Job:
Your task is to give the listing below back word for word, pictures excluded.

◇ ◇ ◇ ◇ ◇ ◇ ◇

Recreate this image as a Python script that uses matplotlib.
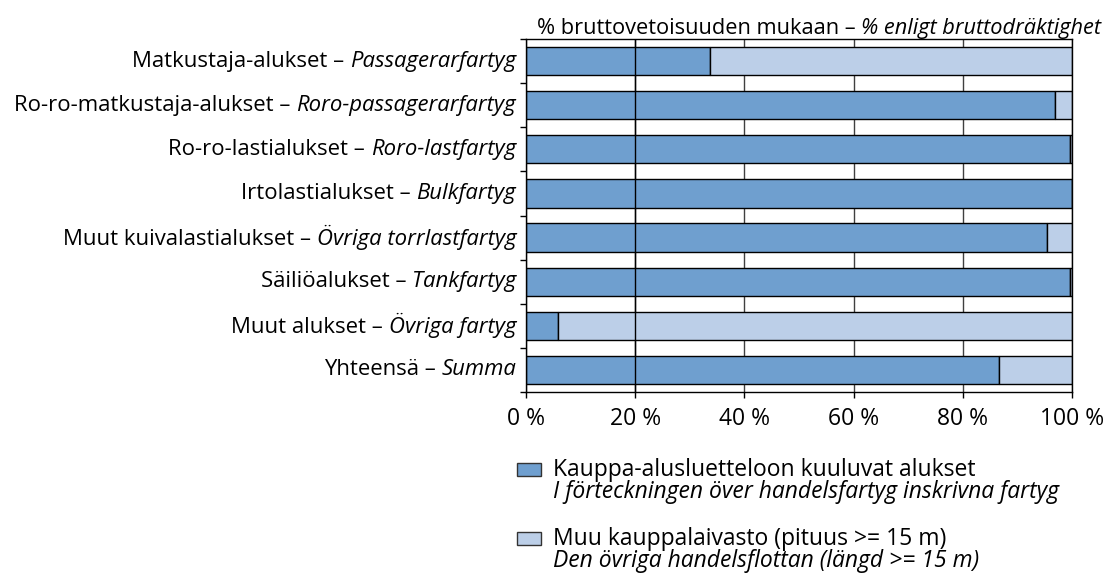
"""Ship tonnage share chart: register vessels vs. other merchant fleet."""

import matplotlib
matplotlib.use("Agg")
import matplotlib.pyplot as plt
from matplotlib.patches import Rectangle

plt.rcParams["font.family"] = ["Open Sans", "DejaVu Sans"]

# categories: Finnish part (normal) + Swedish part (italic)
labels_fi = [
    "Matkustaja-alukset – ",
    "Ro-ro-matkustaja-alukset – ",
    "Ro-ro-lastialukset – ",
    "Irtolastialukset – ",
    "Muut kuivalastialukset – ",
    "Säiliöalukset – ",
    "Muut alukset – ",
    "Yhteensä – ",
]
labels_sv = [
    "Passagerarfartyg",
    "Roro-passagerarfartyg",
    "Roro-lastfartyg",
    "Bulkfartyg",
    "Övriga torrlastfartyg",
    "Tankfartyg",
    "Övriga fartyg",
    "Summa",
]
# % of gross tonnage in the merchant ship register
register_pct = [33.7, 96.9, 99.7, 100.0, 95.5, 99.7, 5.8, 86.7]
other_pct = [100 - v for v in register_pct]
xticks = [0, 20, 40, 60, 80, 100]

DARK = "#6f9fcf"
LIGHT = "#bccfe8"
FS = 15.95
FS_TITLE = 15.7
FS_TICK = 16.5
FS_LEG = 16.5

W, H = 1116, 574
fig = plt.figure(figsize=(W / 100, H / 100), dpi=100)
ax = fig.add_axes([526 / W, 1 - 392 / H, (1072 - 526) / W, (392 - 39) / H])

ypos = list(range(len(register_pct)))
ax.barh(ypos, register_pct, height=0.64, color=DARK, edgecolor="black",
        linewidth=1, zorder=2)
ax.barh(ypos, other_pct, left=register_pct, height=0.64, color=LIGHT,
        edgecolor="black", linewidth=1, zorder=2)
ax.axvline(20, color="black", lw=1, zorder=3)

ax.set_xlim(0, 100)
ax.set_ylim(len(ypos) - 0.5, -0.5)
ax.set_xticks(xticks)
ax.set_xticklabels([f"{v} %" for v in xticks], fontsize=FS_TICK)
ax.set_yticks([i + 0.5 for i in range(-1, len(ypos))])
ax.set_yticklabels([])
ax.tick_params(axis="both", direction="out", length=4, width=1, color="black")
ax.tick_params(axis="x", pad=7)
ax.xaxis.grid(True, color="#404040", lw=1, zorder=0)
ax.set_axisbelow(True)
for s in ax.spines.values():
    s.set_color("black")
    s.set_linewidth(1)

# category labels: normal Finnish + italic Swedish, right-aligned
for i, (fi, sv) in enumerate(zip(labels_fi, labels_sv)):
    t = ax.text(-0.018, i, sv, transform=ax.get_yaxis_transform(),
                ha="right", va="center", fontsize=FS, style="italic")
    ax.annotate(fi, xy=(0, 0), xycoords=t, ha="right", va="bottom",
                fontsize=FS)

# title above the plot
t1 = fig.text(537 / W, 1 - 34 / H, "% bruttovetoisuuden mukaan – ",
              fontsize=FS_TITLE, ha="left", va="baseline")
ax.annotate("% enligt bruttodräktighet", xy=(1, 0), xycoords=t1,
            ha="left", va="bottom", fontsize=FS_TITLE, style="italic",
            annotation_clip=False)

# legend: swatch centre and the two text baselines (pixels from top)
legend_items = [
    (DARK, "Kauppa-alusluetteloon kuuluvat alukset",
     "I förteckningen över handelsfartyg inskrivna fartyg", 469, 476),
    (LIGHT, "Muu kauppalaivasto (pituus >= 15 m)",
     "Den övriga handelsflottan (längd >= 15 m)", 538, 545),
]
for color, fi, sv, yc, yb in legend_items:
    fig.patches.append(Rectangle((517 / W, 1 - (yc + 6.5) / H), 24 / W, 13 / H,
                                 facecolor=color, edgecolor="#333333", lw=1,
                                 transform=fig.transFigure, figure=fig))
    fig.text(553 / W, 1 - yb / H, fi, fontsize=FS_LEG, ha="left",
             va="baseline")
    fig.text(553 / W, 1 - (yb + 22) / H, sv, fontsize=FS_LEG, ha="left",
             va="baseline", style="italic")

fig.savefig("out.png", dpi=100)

◇ ◇ ◇ ◇ ◇ ◇ ◇

Task answer:
Recreate this image as a Python script that uses matplotlib.
"""Ship tonnage share chart: register vessels vs. other merchant fleet."""

import matplotlib
matplotlib.use("Agg")
import matplotlib.pyplot as plt
from matplotlib.patches import Rectangle

plt.rcParams["font.family"] = ["Open Sans", "DejaVu Sans"]

# categories: Finnish part (normal) + Swedish part (italic)
labels_fi = [
    "Matkustaja-alukset – ",
    "Ro-ro-matkustaja-alukset – ",
    "Ro-ro-lastialukset – ",
    "Irtolastialukset – ",
    "Muut kuivalastialukset – ",
    "Säiliöalukset – ",
    "Muut alukset – ",
    "Yhteensä – ",
]
labels_sv = [
    "Passagerarfartyg",
    "Roro-passagerarfartyg",
    "Roro-lastfartyg",
    "Bulkfartyg",
    "Övriga torrlastfartyg",
    "Tankfartyg",
    "Övriga fartyg",
    "Summa",
]
# % of gross tonnage in the merchant ship register
register_pct = [33.7, 96.9, 99.7, 100.0, 95.5, 99.7, 5.8, 86.7]
other_pct = [100 - v for v in register_pct]
xticks = [0, 20, 40, 60, 80, 100]

DARK = "#6f9fcf"
LIGHT = "#bccfe8"
FS = 15.95
FS_TITLE = 15.7
FS_TICK = 16.5
FS_LEG = 16.5

W, H = 1116, 574
fig = plt.figure(figsize=(W / 100, H / 100), dpi=100)
ax = fig.add_axes([526 / W, 1 - 392 / H, (1072 - 526) / W, (392 - 39) / H])

ypos = list(range(len(register_pct)))
ax.barh(ypos, register_pct, height=0.64, color=DARK, edgecolor="black",
        linewidth=1, zorder=2)
ax.barh(ypos, other_pct, left=register_pct, height=0.64, color=LIGHT,
        edgecolor="black", linewidth=1, zorder=2)
ax.axvline(20, color="black", lw=1, zorder=3)

ax.set_xlim(0, 100)
ax.set_ylim(len(ypos) - 0.5, -0.5)
ax.set_xticks(xticks)
ax.set_xticklabels([f"{v} %" for v in xticks], fontsize=FS_TICK)
ax.set_yticks([i + 0.5 for i in range(-1, len(ypos))])
ax.set_yticklabels([])
ax.tick_params(axis="both", direction="out", length=4, width=1, color="black")
ax.tick_params(axis="x", pad=7)
ax.xaxis.grid(True, color="#404040", lw=1, zorder=0)
ax.set_axisbelow(True)
for s in ax.spines.values():
    s.set_color("black")
    s.set_linewidth(1)

# category labels: normal Finnish + italic Swedish, right-aligned
for i, (fi, sv) in enumerate(zip(labels_fi, labels_sv)):
    t = ax.text(-0.018, i, sv, transform=ax.get_yaxis_transform(),
                ha="right", va="center", fontsize=FS, style="italic")
    ax.annotate(fi, xy=(0, 0), xycoords=t, ha="right", va="bottom",
                fontsize=FS)

# title above the plot
t1 = fig.text(537 / W, 1 - 34 / H, "% bruttovetoisuuden mukaan – ",
              fontsize=FS_TITLE, ha="left", va="baseline")
ax.annotate("% enligt bruttodräktighet", xy=(1, 0), xycoords=t1,
            ha="left", va="bottom", fontsize=FS_TITLE, style="italic",
            annotation_clip=False)

# legend: swatch centre and the two text baselines (pixels from top)
legend_items = [
    (DARK, "Kauppa-alusluetteloon kuuluvat alukset",
     "I förteckningen över handelsfartyg inskrivna fartyg", 469, 476),
    (LIGHT, "Muu kauppalaivasto (pituus >= 15 m)",
     "Den övriga handelsflottan (längd >= 15 m)", 538, 545),
]
for color, fi, sv, yc, yb in legend_items:
    fig.patches.append(Rectangle((517 / W, 1 - (yc + 6.5) / H), 24 / W, 13 / H,
                                 facecolor=color, edgecolor="#333333", lw=1,
                                 transform=fig.transFigure, figure=fig))
    fig.text(553 / W, 1 - yb / H, fi, fontsize=FS_LEG, ha="left",
             va="baseline")
    fig.text(553 / W, 1 - (yb + 22) / H, sv, fontsize=FS_LEG, ha="left",
             va="baseline", style="italic")

fig.savefig("out.png", dpi=100)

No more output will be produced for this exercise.